As I wrote a few days ago in a Patheos column, the first rule of evangelization: don't be a jackass [http://www.patheos.com/blogs/beyondalltelling/2018/05/the-empire-of-the-dove-part-i/#].

An excellent apologist helpfully pressed me on the point. I'm going to post a revision of my reply here, but what occasions this is the grotesque spectacle of Catholics running down the Pope on hearsay, these critics making clear that whatever sins they grapple with, they can't be as bad as homosexual activity. Jackassery.

We do in fact have some hard truths to say to the world, but we cannot say them with credibility until we become more saintly, more obviously committed to universal reconciliation, more obviously embodying the preemptive, unilateral, and asymmetrical love of the Spirit-filled follower of the Crucified.

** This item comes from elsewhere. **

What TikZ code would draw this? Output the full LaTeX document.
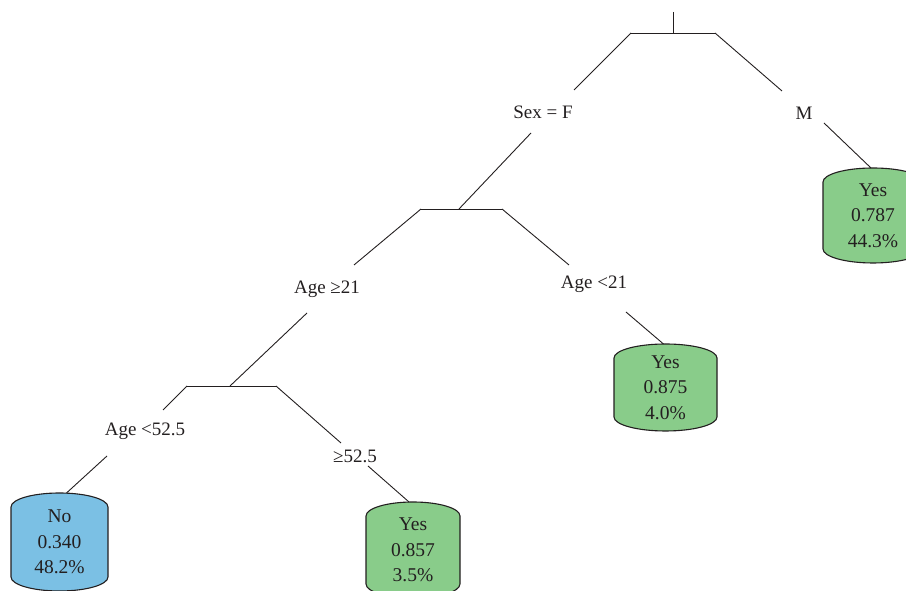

It is jackassery to give the impression that homosexual activity is some extreme moral horror, when we do not welcome refugees, when we calumniate and detract in our gossip, when we live in bourgeois bubbles insouciant to the precarious conditions of those hard-pressed in life, when we rashly judge others from the standpoint of a justified pharisee—all sins weightier than sexual sin; it is jackassery when we refuse to countenance reasons behind differing political positions, behaving savagely in online conversations in the name of Christianity; it is jackassery to advocate publicly for the integrity of marriage, when we say not a word about domestic abuse, when we don't do a thing to press for reconciliation in marriages falling apart right before our eyes, when we allow those washed out of marriages to wither away in social isolation; it is at least jackassery (if not straight up psychosis) to think that evangelization essentially involves telling the world that most people go to hell.